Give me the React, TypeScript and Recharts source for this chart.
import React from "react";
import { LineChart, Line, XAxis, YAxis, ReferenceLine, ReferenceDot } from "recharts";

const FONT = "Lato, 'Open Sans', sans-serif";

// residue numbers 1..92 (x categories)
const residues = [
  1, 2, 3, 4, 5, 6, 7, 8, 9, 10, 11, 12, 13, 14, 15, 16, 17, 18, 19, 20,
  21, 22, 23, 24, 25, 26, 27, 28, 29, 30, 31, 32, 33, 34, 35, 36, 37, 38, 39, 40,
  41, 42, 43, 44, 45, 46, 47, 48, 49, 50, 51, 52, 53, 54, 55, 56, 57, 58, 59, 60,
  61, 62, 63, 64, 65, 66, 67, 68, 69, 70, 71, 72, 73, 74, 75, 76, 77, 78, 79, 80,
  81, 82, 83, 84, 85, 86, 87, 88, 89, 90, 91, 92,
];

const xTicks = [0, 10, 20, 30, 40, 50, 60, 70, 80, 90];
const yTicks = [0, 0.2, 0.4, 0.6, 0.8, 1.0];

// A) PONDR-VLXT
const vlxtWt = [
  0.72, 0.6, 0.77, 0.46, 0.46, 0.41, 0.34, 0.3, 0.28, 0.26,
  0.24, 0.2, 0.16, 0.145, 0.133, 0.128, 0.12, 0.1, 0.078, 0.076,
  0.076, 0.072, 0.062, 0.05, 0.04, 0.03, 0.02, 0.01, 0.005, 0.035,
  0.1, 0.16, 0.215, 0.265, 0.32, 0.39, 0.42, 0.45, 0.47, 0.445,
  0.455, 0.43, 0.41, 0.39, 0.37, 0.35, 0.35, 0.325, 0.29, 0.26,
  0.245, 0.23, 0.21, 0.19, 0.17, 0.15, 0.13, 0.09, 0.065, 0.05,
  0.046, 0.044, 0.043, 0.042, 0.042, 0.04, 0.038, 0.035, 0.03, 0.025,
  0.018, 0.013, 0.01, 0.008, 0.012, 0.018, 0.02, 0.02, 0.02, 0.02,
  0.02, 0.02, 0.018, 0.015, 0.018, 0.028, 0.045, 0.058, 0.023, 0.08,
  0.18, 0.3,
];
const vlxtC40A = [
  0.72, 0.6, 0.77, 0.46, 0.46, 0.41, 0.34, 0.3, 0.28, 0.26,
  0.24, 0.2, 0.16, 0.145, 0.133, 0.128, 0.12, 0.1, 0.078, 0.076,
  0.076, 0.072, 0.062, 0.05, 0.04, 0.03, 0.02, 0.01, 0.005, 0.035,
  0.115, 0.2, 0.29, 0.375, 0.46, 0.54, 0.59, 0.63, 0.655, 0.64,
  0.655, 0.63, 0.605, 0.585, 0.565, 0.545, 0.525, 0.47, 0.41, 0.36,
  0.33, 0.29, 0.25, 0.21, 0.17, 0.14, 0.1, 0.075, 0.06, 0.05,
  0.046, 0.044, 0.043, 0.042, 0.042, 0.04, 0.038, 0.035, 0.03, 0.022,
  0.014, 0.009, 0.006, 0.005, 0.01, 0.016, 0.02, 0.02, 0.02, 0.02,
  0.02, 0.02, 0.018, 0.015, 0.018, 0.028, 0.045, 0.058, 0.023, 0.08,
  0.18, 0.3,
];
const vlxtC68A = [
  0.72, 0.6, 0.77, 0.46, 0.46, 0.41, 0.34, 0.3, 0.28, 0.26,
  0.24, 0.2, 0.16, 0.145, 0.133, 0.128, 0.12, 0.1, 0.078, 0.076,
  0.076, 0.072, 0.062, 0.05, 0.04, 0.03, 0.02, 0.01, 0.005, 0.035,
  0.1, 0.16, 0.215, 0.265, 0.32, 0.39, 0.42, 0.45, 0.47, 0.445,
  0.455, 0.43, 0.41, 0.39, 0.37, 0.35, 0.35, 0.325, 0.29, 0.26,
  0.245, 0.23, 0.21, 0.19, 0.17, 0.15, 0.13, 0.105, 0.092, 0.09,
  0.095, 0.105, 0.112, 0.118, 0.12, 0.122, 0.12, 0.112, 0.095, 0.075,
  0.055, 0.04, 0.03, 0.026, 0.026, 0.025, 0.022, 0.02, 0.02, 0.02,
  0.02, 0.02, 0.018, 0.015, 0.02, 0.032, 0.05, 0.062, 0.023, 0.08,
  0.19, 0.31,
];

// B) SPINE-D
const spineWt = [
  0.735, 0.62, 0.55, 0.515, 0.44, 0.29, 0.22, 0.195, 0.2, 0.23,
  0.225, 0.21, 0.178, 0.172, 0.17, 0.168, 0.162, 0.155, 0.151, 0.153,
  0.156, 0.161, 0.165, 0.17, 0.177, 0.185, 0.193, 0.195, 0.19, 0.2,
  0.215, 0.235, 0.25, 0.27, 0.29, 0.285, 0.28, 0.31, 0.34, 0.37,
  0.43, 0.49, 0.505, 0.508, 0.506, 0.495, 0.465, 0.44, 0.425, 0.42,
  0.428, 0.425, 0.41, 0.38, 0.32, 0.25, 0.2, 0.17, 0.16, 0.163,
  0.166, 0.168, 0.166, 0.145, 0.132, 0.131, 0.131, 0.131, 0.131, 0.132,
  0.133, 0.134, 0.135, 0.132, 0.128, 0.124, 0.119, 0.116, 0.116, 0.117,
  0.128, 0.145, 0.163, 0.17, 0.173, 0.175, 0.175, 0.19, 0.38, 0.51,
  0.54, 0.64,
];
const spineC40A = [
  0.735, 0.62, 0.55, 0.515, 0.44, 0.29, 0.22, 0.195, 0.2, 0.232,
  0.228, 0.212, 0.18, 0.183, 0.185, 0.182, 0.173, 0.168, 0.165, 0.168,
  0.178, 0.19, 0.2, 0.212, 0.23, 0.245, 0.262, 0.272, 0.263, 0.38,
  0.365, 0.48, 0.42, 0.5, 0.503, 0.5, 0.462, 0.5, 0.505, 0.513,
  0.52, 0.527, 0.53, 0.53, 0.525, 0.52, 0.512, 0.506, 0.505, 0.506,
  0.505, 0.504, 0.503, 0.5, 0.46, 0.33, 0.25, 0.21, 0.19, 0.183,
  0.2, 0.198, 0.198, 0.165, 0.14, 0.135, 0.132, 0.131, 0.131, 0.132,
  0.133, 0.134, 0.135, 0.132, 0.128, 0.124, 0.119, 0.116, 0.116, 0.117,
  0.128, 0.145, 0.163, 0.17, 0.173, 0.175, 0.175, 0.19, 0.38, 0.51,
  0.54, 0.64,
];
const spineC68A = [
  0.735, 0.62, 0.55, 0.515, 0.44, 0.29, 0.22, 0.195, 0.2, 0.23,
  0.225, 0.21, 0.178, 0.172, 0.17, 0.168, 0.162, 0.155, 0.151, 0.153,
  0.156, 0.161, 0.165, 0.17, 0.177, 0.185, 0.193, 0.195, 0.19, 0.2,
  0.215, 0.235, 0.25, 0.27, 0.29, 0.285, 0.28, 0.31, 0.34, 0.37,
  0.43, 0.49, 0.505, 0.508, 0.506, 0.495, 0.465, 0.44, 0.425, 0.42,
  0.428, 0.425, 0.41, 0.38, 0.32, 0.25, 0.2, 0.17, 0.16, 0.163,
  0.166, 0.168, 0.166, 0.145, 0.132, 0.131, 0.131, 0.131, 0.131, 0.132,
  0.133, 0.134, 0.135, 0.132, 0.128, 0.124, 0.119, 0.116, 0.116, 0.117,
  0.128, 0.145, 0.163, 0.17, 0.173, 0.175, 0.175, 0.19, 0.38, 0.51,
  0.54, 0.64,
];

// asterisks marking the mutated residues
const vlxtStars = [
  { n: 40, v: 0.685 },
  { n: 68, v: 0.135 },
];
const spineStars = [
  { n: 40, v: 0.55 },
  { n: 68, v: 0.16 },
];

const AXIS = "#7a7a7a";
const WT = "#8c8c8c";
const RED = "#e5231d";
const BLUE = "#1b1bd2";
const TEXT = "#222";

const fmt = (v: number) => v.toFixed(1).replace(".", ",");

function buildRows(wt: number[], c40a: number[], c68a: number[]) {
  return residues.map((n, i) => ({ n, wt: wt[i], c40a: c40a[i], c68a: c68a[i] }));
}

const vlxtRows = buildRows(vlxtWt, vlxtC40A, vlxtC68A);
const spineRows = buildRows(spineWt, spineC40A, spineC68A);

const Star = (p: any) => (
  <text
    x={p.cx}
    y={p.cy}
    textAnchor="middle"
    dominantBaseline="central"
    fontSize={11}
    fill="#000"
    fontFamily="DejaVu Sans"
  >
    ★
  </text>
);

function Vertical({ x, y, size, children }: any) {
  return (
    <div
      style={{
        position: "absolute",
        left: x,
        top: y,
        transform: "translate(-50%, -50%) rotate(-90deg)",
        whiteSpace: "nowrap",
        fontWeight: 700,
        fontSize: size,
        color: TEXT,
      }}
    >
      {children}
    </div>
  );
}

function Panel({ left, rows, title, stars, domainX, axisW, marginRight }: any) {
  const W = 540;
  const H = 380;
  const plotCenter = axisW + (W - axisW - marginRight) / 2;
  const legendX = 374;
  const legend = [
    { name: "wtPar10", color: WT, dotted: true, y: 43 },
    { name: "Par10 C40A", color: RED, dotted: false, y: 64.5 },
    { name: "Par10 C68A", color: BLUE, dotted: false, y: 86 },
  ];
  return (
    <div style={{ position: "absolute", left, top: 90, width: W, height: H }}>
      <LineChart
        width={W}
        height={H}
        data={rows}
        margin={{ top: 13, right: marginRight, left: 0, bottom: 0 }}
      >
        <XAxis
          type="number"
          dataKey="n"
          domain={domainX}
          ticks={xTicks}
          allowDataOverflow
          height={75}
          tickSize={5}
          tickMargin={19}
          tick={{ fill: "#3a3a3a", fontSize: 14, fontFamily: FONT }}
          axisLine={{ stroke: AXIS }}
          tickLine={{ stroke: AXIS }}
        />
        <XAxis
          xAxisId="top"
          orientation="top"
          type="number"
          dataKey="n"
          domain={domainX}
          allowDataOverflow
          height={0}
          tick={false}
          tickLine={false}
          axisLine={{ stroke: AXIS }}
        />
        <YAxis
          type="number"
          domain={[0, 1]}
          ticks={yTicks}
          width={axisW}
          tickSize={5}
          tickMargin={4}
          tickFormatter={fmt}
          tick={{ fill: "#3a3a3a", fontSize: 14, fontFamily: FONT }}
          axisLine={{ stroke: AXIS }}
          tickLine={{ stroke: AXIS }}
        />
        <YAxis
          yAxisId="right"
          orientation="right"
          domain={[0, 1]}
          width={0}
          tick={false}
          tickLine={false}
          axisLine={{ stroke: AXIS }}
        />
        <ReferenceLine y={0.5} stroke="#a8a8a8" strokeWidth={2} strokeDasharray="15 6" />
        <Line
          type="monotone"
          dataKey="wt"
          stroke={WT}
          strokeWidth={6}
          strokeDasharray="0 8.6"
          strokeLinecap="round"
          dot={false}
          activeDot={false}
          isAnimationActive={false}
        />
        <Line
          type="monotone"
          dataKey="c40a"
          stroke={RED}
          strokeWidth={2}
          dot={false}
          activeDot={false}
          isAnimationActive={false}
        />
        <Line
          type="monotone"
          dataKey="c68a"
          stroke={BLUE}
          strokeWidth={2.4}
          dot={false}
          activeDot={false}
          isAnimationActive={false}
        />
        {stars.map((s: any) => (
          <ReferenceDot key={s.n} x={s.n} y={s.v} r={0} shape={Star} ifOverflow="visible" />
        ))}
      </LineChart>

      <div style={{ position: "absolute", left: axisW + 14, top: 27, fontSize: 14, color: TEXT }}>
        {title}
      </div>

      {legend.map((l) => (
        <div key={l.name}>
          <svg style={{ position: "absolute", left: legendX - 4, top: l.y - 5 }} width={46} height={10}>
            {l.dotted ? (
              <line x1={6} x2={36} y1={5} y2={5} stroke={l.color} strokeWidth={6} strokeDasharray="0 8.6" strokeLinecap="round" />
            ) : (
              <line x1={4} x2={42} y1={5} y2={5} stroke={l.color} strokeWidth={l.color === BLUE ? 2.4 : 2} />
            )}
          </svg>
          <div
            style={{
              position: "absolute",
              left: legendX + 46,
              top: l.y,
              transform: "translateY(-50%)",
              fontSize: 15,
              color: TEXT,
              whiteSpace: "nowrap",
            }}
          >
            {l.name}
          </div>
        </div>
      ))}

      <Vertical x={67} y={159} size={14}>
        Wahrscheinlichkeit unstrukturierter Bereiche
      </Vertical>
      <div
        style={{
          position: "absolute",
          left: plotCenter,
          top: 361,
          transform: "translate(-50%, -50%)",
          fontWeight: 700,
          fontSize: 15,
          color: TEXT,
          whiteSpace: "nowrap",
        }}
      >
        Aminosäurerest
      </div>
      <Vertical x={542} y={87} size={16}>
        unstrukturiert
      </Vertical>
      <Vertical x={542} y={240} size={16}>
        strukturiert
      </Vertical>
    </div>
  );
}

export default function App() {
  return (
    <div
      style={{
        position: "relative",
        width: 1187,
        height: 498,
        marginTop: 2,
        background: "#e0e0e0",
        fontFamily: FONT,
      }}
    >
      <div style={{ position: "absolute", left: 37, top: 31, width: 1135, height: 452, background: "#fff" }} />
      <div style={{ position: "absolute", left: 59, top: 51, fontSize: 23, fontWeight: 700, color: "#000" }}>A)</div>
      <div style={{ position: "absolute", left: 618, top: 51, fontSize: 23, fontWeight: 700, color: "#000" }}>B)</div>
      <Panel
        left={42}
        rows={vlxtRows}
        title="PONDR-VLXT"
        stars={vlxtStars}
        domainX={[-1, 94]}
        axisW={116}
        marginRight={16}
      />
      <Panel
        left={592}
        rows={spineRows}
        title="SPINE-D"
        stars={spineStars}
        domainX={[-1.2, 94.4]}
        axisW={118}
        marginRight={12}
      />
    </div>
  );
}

....

**Instruction:** Write out a verbatim copy of the data, beginning with its first line and ending with the line that contains "const yTicks = [0, 0.2, 0.4, 0.6, 0.8, 1.0];".

**Completed exercise:**
Give me the React, TypeScript and Recharts source for this chart.
import React from "react";
import { LineChart, Line, XAxis, YAxis, ReferenceLine, ReferenceDot } from "recharts";

const FONT = "Lato, 'Open Sans', sans-serif";

// residue numbers 1..92 (x categories)
const residues = [
  1, 2, 3, 4, 5, 6, 7, 8, 9, 10, 11, 12, 13, 14, 15, 16, 17, 18, 19, 20,
  21, 22, 23, 24, 25, 26, 27, 28, 29, 30, 31, 32, 33, 34, 35, 36, 37, 38, 39, 40,
  41, 42, 43, 44, 45, 46, 47, 48, 49, 50, 51, 52, 53, 54, 55, 56, 57, 58, 59, 60,
  61, 62, 63, 64, 65, 66, 67, 68, 69, 70, 71, 72, 73, 74, 75, 76, 77, 78, 79, 80,
  81, 82, 83, 84, 85, 86, 87, 88, 89, 90, 91, 92,
];

const xTicks = [0, 10, 20, 30, 40, 50, 60, 70, 80, 90];
const yTicks = [0, 0.2, 0.4, 0.6, 0.8, 1.0];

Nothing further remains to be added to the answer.